Miss Maudie said this after Scout asked her why Atticus told her it was a sin to kill a mockingbird. This sentence explains the mockingbird’s innocence, hence the authors choice of the mockingbird to represent innocence in the novel.

Tom Robinson is a black worker who is accused of rape by a white woman named Mayella Ewell, Daughter of Robert. E. Lee Ewell. Tom had a wife called Helen and five children. From the beginning of the trial there was no hope for Tom, it was inevitable he would be found guilty.

‘Tom was a dead man the minute Mayella

Ewell opened her mouth and screamed’

During his time in prison, Tom was shot dead. This shows that Tom went mad, being accused of such a crime when he was innocent must have ate him alive. During the daily exercise he broke out into a sprint and headed for the fence. He was shot down, seventeen bullet wounds.

Everyone thought Tom Robinson was guilty, the whole of Maycomb County thought he was guilty. During the trial when the jury’s votes were read out all but one vote bared the word “guilty.” He is seen as a mockingbird in this novel because he had done no harm to the people of Maycomb. All he had done was provide a service to Mr Link Deas and Mayella Ewell (on a few occasions.) However, Maycomb County still convicted him and sent him to jail, even though evidence was read out in court, which proved Mr Ewell was the man that beat Mayella, not Tom. The jury did not consider this evidence while deciding if Tom was guilty or not, because they could not see past racism, as in the 1930’s it was a part of normal life to them. Even after Tom’s death in prison, people were still naive about Negroes.

‘To Maycomb, Tom’s death was typical. Typical of a nigger to cut and run. Typical of a nigger’s mentality to have no plan, no thought for the future, just run blind first chance he saw.’

Most of Maycomb knew Mr Ewell had a drink problem and he had hurt Mayella, they still condemned Tom as a ‘typical nigger’ and felt no sorrow for his family. Scout does not understand how the people in her town are so hypocritical as they claim they hate Hitler because he persecuted Jewish people, because of their religion, yet they punish blacks themselves for having a different colour skin. This is also representing innocence by using Scout’s sympathy towards blacks.

Arthur ‘Boo’ Radley lives in the Finches neighbourhood. He lives with his brother Nathan and previously his father. Jem and Scout know Arthur as Boo, as he is seen as a monster. The speculation of Boo being a monster comes from a story saying he stabbed his mother with a pair of scissors. But later in the novel, Boo tries to make contact with the children by hiding gifts in the old oak tree.
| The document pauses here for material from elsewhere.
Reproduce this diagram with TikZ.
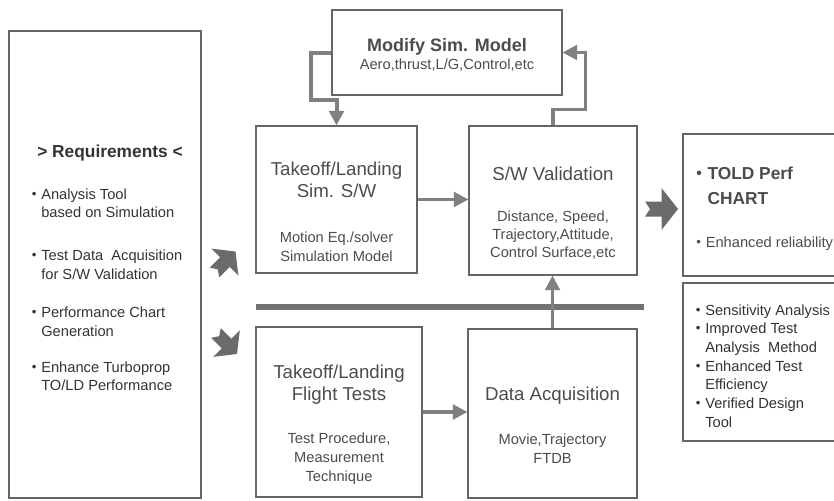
\documentclass[tikz,border=0pt]{standalone}
\usepackage{fontspec}
\setmainfont{Liberation Sans}
\usepackage{graphicx}
\usepackage{xcolor}
\usepackage{tikz}
\usetikzlibrary{positioning,arrows.meta,fit,calc}

\definecolor{inkgray}{gray}{0.3}
\definecolor{itemgray}{gray}{0.2}
\definecolor{boxgray}{gray}{0.4}
\definecolor{flowgray}{gray}{0.5}
\definecolor{fatgray}{gray}{0.42}

\newcommand{\dotmark}{\makebox[0.65em][l]{\raisebox{0.07em}{\scalebox{0.9}{\textbullet}}}}
\newcommand{\dotgap}{\hspace*{0.65em}}

\tikzset{
  box/.style={draw=boxgray, line width=0.8pt, inner sep=0pt},
  title/.style={text=inkgray, font=\fontsize{14}{16.5}\selectfont, align=center, inner sep=0pt, anchor=north},
  note/.style={text=inkgray, font=\fontsize{11}{13.75}\selectfont, align=center, inner sep=0pt, anchor=north},
  head/.style={text=itemgray, font=\bfseries\fontsize{13}{16}\selectfont, inner sep=0pt, anchor=north},
  item/.style={text=itemgray, font=\fontsize{11}{13.75}\selectfont, align=left, inner sep=0pt, anchor=north west},
  flow/.style={draw=flowgray, line width=2.6pt, -{Triangle[length=11pt,width=11pt]}},
  sep/.style={draw=gray!90!black, line width=3.8pt},
  fatarrow/.pic={
    \fill[fatgray] (-16.5,-7.5) -- (0,-7.5) -- (0,-21) -- (16.5,0) -- (0,21)
      -- (0,7.5) -- (-16.5,7.5) -- (-11.5,0) -- cycle;
  }
}

\begin{document}
\begin{tikzpicture}[x=0.75pt, y=-0.75pt, >=Latex]
\useasboundingbox (0,0) rectangle (834,500);

% Boxes
\node[box, fit={(9,31) (201,498)}] (req) {};
\node[box, fit={(332,10) (562,95)}] (modify) {};
\node[box, fit={(256,126) (417,273)}] (sim) {};
\node[box, fit={(469,126) (637,275)}] (swval) {};
\node[box, fit={(683,134) (850,276)}] (told) {};
\node[box, fit={(683,283) (850,441)}] (gain) {};
\node[box, fit={(256,327) (422,497)}] (flight) {};
\node[box, fit={(468,329) (637,498)}] (data) {};

% Requirements
\node[head] (reqhead) at (110,145) {> Requirements <};
\node[item] (req1) at (31.5,188.6) {\dotmark Analysis Tool\\\dotgap based on Simulation};
\node[item] (req2) at (31.5,250) {\dotmark Test Data\ \ Acquisition\\\dotgap for S/W Validation};
\node[item] (req3) at (31.5,307) {\dotmark Performance Chart\\\dotgap Generation};
\node[item] (req4) at (31.5,361.3) {\dotmark Enhance Turboprop\\\dotgap TO/LD Performance};

% Modify sim. model
\node[head, text=inkgray, font=\bfseries\fontsize{13.5}{16}\selectfont] (modtitle) at (447,38) {Modify Sim. Model};
\node[note] (modnote) at (447,58.3) {Aero,thrust,L/G,Control,etc};

% Simulation S/W
\node[title] (simtitle) at (336.5,162) {Takeoff/Landing\\Sim. S/W};
\node[note] (simnote) at (336.5,232) {Motion Eq./solver\\Simulation Model};

% S/W validation
\node[title] (swtitle) at (553,166.4) {S/W Validation};
\node[note] (swnote) at (553,210.3) {Distance, Speed,\\Trajectory,Attitude,\\Control Surface,etc};

% Flight tests
\node[title, font=\fontsize{14}{16}\selectfont] (fltitle) at (339,365) {Takeoff/Landing\\Flight Tests};
\node[note, font=\fontsize{11}{14.25}\selectfont] (flnote) at (339,432.3) {Test Procedure,\\Measurement\\Technique};

% Data acquisition
\node[title] (datatitle) at (552.5,386.4) {Data Acquisition};
\node[note] (datanote) at (552.5,434) {Movie,Trajectory\\FTDB};

% Results
\node[item, font=\bfseries\fontsize{13}{18.75}\selectfont, text=inkgray] (toldtext) at (696,167) {\dotmark TOLD Perf\\\dotgap CHART};
\node[item, text=inkgray] (toldnote) at (696,236.3) {\dotmark Enhanced reliability};
\node[item, font=\fontsize{11}{14}\selectfont] (gaintext) at (695.5,304.3)
  {\dotmark Sensitivity Analysis\\\dotmark Improved Test\\\dotgap Analysis\ \ Method\\\dotmark Enhanced Test\\\dotgap Efficiency\\\dotmark Verified Design\\\dotgap Tool};

% Separator
\coordinate (sepL) at (256,307);
\coordinate (sepR) at (644,307);
\draw[sep] (sepL) -- (sepR);

% Flow arrows
\draw[flow] (sim.east) -- (sim.east -| swval.west);
\draw[flow] (flight.east) -- (flight.east -| data.west);
\draw[flow] (data.north) -- (data.north |- swval.south);
\draw[flow] (swval.north) -- ++(0,-16) -| ($(modify.east)+(23,0)$) -- (modify.east);
\draw[flow, line width=3pt] (modify.west) -- ++(-20,0) |- ($(sim.north)+(0,-25)$) -- (sim.north);

% Fat arrows
\pic at (661.5,209) {fatarrow};
\pic[rotate=45, scale=0.9] at (225,262) {fatarrow};
\pic[rotate=-45, scale=0.9] at (226.5,343.5) {fatarrow};

\end{tikzpicture}
\end{document}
However Nathan finds out and cements the tree up. This shows how selfish Nathan is and how badly he wants Boo to be left to suffer alone. This automatically shows his innocence, as he does not retaliate to his brother cutting him off from the world and the children. Dill, Jem and Scout made up a drama in which they acted out Boo’s life as they saw it. When Atticus found out about it, he forbid the children to play it again. This again shows innocence as Atticus had to stand up for Boo, because the children are being prejudice, as they don’t know Boo, yet they condemn him as a monster. The children have a mental picture in their heads of a big ghoul, which is what they expect Boo to look like.
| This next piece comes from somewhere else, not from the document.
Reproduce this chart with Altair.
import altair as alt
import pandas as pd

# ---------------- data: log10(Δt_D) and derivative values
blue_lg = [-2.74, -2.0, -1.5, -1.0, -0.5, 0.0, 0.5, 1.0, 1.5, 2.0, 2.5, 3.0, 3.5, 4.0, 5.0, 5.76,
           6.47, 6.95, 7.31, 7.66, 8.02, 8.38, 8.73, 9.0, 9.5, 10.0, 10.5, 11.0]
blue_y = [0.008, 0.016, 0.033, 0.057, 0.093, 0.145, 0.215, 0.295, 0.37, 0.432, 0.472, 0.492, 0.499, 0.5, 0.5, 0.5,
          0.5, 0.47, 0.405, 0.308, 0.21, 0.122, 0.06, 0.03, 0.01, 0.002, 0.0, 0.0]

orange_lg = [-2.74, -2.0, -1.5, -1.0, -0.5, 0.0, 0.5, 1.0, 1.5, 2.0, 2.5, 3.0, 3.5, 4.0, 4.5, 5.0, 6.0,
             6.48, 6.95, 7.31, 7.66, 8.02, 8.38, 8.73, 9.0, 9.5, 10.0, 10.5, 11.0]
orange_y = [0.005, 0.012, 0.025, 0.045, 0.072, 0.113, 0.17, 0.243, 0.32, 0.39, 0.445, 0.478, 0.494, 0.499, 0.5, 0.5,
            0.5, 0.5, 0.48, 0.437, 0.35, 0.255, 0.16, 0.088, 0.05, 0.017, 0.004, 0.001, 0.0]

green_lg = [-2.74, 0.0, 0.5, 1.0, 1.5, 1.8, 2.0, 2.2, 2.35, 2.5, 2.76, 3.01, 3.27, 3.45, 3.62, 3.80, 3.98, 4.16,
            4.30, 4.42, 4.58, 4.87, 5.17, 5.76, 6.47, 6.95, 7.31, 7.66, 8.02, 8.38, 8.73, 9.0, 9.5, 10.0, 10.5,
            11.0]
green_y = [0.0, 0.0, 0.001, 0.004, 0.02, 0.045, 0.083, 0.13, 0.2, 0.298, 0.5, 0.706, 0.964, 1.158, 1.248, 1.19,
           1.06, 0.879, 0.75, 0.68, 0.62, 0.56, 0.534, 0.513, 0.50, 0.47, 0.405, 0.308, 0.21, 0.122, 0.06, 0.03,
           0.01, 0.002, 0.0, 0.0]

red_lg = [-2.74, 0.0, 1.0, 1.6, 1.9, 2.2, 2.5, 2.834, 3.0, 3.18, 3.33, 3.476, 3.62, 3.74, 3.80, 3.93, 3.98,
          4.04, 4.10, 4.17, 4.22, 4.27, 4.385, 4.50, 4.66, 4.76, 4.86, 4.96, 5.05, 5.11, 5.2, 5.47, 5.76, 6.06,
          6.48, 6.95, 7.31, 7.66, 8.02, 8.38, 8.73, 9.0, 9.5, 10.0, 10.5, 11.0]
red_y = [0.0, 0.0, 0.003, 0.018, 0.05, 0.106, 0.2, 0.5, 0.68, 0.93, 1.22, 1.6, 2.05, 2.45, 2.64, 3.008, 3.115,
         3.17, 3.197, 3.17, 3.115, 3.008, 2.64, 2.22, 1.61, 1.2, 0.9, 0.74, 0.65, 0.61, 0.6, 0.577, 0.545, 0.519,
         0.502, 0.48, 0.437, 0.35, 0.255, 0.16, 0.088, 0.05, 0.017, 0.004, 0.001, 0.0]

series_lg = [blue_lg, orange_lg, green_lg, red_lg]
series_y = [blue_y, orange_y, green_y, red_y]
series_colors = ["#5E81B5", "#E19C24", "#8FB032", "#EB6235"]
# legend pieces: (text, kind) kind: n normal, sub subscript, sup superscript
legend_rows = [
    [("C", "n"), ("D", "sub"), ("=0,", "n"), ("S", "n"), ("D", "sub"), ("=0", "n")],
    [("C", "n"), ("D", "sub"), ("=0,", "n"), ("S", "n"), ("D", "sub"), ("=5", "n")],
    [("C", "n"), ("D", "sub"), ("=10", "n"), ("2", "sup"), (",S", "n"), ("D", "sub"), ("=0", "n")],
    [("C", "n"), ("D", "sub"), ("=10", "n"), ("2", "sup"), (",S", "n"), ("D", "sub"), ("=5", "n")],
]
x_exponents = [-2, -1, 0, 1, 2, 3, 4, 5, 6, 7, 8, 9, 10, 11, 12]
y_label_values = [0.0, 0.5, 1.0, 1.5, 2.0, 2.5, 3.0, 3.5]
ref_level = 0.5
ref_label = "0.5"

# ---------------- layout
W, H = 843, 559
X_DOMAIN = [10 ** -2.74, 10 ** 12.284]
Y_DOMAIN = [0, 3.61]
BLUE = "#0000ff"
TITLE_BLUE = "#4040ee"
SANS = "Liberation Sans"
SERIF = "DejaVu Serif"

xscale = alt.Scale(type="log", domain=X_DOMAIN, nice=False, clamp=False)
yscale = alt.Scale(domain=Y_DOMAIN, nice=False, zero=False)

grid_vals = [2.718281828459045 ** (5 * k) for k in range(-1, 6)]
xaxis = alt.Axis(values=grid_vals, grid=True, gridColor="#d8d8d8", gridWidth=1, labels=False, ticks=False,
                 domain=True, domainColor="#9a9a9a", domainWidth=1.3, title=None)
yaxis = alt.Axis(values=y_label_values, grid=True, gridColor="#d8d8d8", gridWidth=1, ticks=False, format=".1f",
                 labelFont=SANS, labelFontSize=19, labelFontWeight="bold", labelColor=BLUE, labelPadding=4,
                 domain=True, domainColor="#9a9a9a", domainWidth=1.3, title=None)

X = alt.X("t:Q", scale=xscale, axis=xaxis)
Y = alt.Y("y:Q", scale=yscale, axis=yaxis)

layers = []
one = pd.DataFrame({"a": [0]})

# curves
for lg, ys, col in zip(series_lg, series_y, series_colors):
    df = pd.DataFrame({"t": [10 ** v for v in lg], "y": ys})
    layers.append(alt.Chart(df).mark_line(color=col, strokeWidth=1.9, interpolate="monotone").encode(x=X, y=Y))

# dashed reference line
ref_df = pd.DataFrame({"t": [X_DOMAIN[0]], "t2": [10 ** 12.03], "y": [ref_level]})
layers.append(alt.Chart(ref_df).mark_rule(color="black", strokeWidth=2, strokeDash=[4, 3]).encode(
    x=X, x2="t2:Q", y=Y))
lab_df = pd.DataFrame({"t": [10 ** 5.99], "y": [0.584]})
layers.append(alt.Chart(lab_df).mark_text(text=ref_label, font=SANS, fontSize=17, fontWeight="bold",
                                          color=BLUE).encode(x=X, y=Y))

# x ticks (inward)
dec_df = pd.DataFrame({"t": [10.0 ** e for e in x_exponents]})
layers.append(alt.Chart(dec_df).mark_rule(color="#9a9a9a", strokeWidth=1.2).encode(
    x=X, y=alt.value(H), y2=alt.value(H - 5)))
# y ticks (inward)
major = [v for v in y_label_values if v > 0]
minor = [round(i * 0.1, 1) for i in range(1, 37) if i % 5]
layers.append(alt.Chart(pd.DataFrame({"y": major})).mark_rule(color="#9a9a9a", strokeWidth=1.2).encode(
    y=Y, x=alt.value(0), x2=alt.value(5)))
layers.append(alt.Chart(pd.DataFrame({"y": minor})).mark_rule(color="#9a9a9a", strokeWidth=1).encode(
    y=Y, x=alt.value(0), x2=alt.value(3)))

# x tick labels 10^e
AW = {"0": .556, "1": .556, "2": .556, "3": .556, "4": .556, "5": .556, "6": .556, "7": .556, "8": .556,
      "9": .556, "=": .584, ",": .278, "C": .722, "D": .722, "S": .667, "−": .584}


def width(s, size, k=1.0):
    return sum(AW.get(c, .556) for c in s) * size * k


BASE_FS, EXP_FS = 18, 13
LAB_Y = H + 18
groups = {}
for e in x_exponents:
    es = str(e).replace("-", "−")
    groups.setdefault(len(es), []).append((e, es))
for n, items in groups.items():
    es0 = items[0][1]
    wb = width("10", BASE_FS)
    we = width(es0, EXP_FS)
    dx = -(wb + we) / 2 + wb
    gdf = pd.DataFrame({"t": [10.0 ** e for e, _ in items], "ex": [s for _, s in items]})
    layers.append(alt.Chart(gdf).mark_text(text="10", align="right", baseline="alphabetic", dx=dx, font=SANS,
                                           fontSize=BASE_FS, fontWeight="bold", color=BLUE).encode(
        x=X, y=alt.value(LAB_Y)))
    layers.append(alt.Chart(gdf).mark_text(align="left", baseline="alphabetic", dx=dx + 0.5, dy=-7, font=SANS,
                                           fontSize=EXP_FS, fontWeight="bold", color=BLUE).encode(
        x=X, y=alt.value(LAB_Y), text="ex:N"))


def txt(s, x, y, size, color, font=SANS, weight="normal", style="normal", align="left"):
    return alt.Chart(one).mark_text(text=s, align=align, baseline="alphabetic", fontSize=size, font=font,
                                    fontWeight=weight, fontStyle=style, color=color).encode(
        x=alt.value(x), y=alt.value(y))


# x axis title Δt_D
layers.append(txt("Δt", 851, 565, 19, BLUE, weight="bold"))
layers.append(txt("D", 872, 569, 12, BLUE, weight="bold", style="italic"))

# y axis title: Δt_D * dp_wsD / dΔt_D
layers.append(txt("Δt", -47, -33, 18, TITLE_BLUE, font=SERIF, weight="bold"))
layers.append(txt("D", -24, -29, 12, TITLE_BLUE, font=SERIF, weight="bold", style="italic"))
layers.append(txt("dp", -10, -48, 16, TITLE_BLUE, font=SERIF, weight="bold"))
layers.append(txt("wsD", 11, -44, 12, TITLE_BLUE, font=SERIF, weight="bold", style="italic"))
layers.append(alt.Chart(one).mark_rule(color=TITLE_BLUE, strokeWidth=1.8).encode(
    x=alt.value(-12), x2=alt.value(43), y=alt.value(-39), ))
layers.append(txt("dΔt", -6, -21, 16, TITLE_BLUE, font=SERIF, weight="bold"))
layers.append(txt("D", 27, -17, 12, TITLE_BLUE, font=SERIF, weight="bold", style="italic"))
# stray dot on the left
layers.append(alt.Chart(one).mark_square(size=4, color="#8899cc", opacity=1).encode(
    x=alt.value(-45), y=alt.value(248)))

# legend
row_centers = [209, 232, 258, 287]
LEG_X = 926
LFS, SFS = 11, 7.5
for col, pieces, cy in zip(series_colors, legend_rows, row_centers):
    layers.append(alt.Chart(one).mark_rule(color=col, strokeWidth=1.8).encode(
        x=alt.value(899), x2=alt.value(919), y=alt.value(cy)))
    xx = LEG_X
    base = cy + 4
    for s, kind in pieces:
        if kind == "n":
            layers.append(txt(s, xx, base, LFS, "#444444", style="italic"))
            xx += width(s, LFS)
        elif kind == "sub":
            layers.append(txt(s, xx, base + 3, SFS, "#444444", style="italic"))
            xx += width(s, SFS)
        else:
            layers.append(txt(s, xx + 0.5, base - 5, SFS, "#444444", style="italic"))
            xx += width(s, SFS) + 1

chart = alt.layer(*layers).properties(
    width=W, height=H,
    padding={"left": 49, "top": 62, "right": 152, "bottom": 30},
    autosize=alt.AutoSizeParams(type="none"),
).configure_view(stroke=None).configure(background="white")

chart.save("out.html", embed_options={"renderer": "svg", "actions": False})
‘Boo was about six-and-a-half feet tall, judging from his tracks; he dined on raw squirrels and any cats he could catch, that’s why his hands were bloodstained-if you ate an animal raw, you could never wash the blood off. There was a long jagged scar that ran across his face; what teeth he had were yellow and rotten; his eyes popped, and he drooled most of the time.’

In comparison to what he really looks like, this is a terrible description to have of him. He had obviously had a label put upon him because he was different to everyone else. This is a perfect example of Boo’s innocence, as he is the victim of prejudice. The people of Maycomb county have a habit of gossiping and not getting their facts right. Boo later proves that he is not a monster. On three occasions he helps the children. The first occasion was on Dills last night in Maycomb before he went home, the children looked through a window in the Radley place, Nathan shoots at them however the children get away.
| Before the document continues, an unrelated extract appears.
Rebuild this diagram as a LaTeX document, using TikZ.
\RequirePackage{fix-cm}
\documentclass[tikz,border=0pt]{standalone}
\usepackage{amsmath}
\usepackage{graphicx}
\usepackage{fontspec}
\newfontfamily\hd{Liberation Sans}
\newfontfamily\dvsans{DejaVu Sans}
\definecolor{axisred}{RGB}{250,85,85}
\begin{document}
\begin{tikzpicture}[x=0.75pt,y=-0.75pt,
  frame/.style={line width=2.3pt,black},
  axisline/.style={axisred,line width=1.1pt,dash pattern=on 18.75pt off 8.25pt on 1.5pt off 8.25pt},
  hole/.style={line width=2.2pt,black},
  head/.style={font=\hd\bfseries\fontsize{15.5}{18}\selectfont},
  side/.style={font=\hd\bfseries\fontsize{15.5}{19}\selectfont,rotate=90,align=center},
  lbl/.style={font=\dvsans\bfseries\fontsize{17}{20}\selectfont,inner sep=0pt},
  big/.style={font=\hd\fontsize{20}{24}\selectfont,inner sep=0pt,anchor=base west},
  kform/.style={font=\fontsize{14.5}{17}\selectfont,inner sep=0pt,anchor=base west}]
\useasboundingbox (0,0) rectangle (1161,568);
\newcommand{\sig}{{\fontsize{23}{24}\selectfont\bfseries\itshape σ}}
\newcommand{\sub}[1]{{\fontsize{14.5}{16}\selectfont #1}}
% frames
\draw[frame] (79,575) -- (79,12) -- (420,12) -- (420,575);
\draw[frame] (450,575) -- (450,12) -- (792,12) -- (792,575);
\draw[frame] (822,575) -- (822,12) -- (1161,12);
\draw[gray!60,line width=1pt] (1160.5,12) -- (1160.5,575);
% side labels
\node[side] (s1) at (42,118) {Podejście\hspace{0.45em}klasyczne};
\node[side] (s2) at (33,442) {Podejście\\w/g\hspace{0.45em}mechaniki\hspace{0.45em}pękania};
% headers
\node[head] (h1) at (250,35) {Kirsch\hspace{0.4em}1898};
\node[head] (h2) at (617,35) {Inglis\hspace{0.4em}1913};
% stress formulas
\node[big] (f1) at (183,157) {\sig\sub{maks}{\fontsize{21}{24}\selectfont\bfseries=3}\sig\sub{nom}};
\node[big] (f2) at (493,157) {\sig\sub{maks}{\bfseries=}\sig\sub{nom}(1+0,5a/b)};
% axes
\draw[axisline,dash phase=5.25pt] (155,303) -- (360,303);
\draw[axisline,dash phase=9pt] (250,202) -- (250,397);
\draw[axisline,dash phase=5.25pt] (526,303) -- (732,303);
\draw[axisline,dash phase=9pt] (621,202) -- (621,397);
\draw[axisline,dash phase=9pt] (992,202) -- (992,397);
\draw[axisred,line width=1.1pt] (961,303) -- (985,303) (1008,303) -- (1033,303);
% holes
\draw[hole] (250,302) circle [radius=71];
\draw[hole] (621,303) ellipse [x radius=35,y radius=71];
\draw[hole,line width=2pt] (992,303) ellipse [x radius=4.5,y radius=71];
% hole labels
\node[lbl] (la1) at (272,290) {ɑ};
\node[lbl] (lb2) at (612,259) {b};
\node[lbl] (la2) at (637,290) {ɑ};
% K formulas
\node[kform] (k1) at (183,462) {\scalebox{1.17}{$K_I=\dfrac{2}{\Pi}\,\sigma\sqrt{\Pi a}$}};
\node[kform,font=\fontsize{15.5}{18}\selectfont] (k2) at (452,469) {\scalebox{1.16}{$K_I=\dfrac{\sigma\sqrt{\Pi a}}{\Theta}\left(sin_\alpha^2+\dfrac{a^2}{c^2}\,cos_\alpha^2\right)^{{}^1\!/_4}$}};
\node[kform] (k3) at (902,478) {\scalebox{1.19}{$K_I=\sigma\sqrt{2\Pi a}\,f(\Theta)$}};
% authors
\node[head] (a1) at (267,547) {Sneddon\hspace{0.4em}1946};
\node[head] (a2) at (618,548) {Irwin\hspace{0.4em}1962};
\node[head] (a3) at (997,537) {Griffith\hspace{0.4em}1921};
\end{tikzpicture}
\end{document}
In the process Jem removed his trousers as they became caught on the fence in the Boo’s backyard. He came back later that night to find Boo had fixed his trousers and folded them across the fence. This gave Jem a different opinion on Boo. The second was when a fire broke out at Miss Maudie’s, later on into the night Scout discovers someone has put a blanket around her. Miss Maudie and Atticus knew Boo had put it there but Scout worked it out herself. The third occasion was when Bob Ewell attacked they children, Jem’s arm was broken and Boo stepped in and turned the knife on Bob, killing him. He then carried Jem home, followed by Scout, to their father where Scout first saw Boo in person. This shows how Boo was helping humanity, doing no harm like a mockingbird. When Scout first meets Boo, he does not say anything but shows what he wants with his body language. This shows how shy he is. Boo’s true appearance is described as:

‘ I looked from his hands to his sand-stained khaki pants; my eyes travelled up his thin frame to his torn shirt. His face was as white as his hands, but for a shadow on his jutting chin. His cheeks were thin to hollowness; his mouth was wide; there were shallow, almost delicate indentations at his temples, and his grey eyes were so colourless I thought he was blind. His hair was dead and thin, almost feathery on top of his head.’

This description makes him sound like a frail old man, instead of a monster. Finally Boo’s label of ‘monster’ has been pulled away. The fact he is deadly quiet and the fact he hides in a dark corner away from the activity, helps prove how innocent he is.

My conclusion is Tom and Boo are the mockingbirds in this novel, due to prejudice, racism and their innocence, innocence in more way than one. The only people in Maycomb who show sympathy and respect to these two ‘mockingbirds’ are the ones who are like them. They provide a ‘service’ to humanity, like the mockingbird. They are the Finches.